Mira Stars Offer Precise Measurement of Hubble Constant

RR Team

3 months ago

A groundbreaking study led by Professor Anupam Bhardwaj from the Inter-University Centre for Astronomy and Astrophysics (IUCAA) has used Mira variable stars to achieve an unprecedentedly precise measurement of the Hubble constant. By monitoring 40 oxygen-rich Mira stars across 18 stellar clusters, the team has provided a new independent method to measure cosmic expansion.The study utilized the European Space Agency’s Gaia mission data, which provided precise geometric distances for these clusters, ranging from 13,000 to 55,000 light-years from Earth. This allowed the researchers to calibrate the absolute luminosities of the Mira stars, forming a highly accurate period-luminosity relationship.

Unlike traditional methods using Cepheid variables, Mira stars offer a reliable alternative, as their luminosities are less affected by metal abundance, making them promising new anchors for the cosmic distance ladder. The team combined these galactic Miras with additional Mira variables from two external galaxies, achieving a Hubble constant measurement with 3.7% precision.

NASA’s Galaxy Evolution Explorer discovered an exceptionally long comet-like tail of material trailing behind Mira — a star that has been studied thoroughly for about 400 years.

Expert Insights on Mira-Based Measurement

Prof. Bhardwaj explained, “Using Mira stars as anchors in our galaxy allowed us to establish a three-anchor baseline for extragalactic distances. This independent calibration strengthens our understanding of cosmic expansion.”

Nobel Laureate Adam Riess, co-author from Johns Hopkins University, highlighted the study’s importance in the ongoing “Hubble tension” debate: “The agreement between Cepheid and Mira-based Hubble constants suggests the discrepancy is unlikely due to measurement errors, pointing instead to possible new physics.”

Dr. Marina Rejkuba of the European Southern Observatory added, “This work bridges stellar astrophysics and cosmology, providing a long-term framework for using Mira stars as reliable cosmic distance markers.”

Understanding Mira Variable Stars

Mira, also called Omicron Ceti, was the first known variable star, displaying regular brightness changes over periods ranging from 100 to 1,000 days. These cool, late-stage giant stars have surface temperatures around 3,000 Kelvin and show a predictable relationship between brightness and pulsation period, making them standard candles for measuring cosmic distances.
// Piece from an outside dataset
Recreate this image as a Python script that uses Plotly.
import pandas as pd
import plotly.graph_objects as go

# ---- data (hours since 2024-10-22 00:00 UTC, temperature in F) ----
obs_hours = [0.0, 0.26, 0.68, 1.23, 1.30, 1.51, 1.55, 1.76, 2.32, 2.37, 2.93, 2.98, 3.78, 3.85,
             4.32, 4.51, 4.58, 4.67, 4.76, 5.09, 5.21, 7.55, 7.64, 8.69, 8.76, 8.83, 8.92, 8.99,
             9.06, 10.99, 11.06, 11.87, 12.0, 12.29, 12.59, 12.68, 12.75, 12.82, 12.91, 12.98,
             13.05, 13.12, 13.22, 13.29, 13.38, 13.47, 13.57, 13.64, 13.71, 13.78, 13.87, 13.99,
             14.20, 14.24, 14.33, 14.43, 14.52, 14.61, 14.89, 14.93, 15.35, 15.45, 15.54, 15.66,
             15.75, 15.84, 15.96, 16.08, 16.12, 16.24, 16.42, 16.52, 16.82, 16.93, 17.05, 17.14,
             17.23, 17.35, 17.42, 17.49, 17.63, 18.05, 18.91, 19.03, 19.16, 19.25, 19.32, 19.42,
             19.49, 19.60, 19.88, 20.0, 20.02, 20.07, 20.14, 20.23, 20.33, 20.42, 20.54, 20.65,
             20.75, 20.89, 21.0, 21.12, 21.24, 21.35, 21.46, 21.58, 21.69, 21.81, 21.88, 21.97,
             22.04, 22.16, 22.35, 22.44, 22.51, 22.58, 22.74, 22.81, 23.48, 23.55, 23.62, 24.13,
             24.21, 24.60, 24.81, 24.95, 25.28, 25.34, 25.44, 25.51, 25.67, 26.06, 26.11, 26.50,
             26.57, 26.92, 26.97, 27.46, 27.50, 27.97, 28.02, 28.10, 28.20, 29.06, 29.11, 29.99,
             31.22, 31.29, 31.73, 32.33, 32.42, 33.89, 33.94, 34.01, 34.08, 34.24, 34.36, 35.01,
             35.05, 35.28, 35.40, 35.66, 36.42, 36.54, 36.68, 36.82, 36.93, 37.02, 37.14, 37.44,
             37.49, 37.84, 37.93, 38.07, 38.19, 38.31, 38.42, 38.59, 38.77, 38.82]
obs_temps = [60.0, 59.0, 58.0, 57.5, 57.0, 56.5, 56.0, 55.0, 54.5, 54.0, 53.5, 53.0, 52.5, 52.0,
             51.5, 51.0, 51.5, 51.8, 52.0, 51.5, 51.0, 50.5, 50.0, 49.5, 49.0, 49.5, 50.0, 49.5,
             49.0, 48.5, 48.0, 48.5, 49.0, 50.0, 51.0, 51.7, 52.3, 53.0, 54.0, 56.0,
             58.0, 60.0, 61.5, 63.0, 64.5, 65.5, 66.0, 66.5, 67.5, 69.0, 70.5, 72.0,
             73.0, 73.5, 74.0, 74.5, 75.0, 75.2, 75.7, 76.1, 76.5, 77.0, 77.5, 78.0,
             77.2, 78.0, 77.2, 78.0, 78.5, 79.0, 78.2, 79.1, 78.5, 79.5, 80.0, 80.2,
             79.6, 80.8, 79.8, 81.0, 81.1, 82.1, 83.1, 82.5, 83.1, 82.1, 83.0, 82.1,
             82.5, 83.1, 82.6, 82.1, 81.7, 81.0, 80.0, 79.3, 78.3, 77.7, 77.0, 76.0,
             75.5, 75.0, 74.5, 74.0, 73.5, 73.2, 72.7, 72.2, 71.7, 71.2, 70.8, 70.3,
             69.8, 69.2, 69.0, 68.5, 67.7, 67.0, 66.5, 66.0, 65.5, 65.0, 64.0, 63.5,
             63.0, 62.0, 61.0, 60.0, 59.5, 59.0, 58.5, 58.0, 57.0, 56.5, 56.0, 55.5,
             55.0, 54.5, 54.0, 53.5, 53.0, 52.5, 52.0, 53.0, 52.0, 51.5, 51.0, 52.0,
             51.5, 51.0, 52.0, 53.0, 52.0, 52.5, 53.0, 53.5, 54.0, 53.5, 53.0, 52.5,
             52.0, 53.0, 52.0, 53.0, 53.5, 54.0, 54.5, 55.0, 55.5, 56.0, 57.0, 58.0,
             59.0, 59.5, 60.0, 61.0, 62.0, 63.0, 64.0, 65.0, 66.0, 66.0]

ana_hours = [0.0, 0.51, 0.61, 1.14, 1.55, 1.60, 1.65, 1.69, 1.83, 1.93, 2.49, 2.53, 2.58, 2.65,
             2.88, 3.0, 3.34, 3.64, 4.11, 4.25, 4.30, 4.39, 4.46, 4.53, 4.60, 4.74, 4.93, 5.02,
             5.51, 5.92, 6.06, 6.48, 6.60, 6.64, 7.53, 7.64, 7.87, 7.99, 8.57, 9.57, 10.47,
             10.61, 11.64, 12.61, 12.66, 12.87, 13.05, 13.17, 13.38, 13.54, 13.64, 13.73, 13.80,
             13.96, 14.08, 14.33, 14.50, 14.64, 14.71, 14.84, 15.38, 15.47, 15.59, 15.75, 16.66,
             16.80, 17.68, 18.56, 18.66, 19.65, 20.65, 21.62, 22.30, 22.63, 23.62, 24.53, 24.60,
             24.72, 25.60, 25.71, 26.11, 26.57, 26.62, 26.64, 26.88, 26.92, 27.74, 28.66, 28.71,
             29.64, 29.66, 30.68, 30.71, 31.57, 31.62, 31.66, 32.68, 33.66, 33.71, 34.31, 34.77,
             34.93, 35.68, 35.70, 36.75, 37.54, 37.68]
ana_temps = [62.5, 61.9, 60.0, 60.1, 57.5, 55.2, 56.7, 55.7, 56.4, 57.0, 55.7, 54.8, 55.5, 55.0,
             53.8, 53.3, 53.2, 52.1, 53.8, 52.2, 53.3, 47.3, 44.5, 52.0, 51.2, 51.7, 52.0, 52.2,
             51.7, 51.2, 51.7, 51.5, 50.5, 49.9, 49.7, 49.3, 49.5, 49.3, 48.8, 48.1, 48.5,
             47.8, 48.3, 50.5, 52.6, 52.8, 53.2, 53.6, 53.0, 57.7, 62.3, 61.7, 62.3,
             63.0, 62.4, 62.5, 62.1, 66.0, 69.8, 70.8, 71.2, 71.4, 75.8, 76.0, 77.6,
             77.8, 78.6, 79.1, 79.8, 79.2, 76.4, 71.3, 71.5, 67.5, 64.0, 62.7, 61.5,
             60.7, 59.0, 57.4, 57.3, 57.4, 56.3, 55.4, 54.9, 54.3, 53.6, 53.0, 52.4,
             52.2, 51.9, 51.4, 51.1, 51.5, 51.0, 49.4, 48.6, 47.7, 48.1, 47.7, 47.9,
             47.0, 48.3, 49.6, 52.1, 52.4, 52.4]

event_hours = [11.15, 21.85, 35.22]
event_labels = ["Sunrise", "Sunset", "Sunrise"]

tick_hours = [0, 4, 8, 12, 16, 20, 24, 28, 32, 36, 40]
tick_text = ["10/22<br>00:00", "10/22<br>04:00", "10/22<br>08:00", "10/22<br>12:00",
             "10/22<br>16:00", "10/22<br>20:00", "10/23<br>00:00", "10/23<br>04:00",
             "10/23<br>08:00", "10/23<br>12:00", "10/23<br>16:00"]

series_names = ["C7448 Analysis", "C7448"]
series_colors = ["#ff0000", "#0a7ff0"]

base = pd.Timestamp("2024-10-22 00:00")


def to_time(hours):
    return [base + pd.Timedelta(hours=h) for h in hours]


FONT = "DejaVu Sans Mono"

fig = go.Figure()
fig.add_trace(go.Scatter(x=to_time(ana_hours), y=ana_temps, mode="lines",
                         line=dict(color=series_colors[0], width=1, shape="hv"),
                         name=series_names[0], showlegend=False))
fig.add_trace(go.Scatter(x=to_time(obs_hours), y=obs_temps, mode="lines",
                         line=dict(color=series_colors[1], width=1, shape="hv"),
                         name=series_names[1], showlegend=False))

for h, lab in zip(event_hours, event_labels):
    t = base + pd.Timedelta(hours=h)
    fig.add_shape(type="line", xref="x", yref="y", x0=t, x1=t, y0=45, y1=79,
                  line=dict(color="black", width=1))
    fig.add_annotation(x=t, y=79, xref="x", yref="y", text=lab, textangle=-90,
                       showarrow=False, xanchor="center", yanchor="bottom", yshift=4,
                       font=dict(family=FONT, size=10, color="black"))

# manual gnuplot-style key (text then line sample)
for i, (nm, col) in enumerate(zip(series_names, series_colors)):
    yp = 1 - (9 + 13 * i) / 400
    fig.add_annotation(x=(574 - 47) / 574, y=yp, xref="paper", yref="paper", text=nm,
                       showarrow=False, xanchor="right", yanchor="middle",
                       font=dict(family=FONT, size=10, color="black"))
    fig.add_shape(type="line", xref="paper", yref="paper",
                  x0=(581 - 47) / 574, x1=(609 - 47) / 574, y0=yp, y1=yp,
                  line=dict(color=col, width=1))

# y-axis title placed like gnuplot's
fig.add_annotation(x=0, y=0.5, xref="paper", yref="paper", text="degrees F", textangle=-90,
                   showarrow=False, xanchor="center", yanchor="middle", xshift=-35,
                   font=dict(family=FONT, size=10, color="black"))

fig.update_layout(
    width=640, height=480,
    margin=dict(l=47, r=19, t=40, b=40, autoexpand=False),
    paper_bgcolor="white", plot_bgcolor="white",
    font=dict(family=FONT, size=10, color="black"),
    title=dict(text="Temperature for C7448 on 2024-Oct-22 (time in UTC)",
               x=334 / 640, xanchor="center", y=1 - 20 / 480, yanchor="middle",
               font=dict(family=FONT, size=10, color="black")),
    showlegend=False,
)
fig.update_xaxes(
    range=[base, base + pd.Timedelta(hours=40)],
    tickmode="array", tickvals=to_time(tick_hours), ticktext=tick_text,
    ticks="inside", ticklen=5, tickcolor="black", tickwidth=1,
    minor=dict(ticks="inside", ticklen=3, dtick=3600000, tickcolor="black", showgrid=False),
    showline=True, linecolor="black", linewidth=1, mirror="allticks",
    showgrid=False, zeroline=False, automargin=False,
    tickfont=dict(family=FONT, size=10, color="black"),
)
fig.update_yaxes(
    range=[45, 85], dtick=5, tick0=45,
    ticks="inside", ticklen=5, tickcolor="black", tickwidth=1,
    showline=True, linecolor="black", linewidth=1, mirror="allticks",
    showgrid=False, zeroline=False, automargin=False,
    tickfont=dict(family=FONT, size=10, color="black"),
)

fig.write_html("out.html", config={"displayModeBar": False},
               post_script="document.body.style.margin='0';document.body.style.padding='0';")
Standard candles like Mira stars allow scientists to estimate distances by comparing intrinsic and observed brightness, forming part of the extragalactic distance ladder. Accurate calibration at each step enables precise measurement of the Hubble flow, or the universe’s expansion rate.

Implications for Cosmology

The study reinforces that the discrepancy in Hubble constant values—measured from nearby stars versus the early universe—is unlikely caused by observational errors. This persistent “Hubble tension” could hint at unknown physics or refinements needed in cosmological models.

With more Mira variables expected to be identified in supernova host galaxies by the Rubin Observatory, astronomers anticipate even greater precision in measuring the universe’s expansion, size, and age. This marks a significant step toward resolving fundamental questions in cosmology.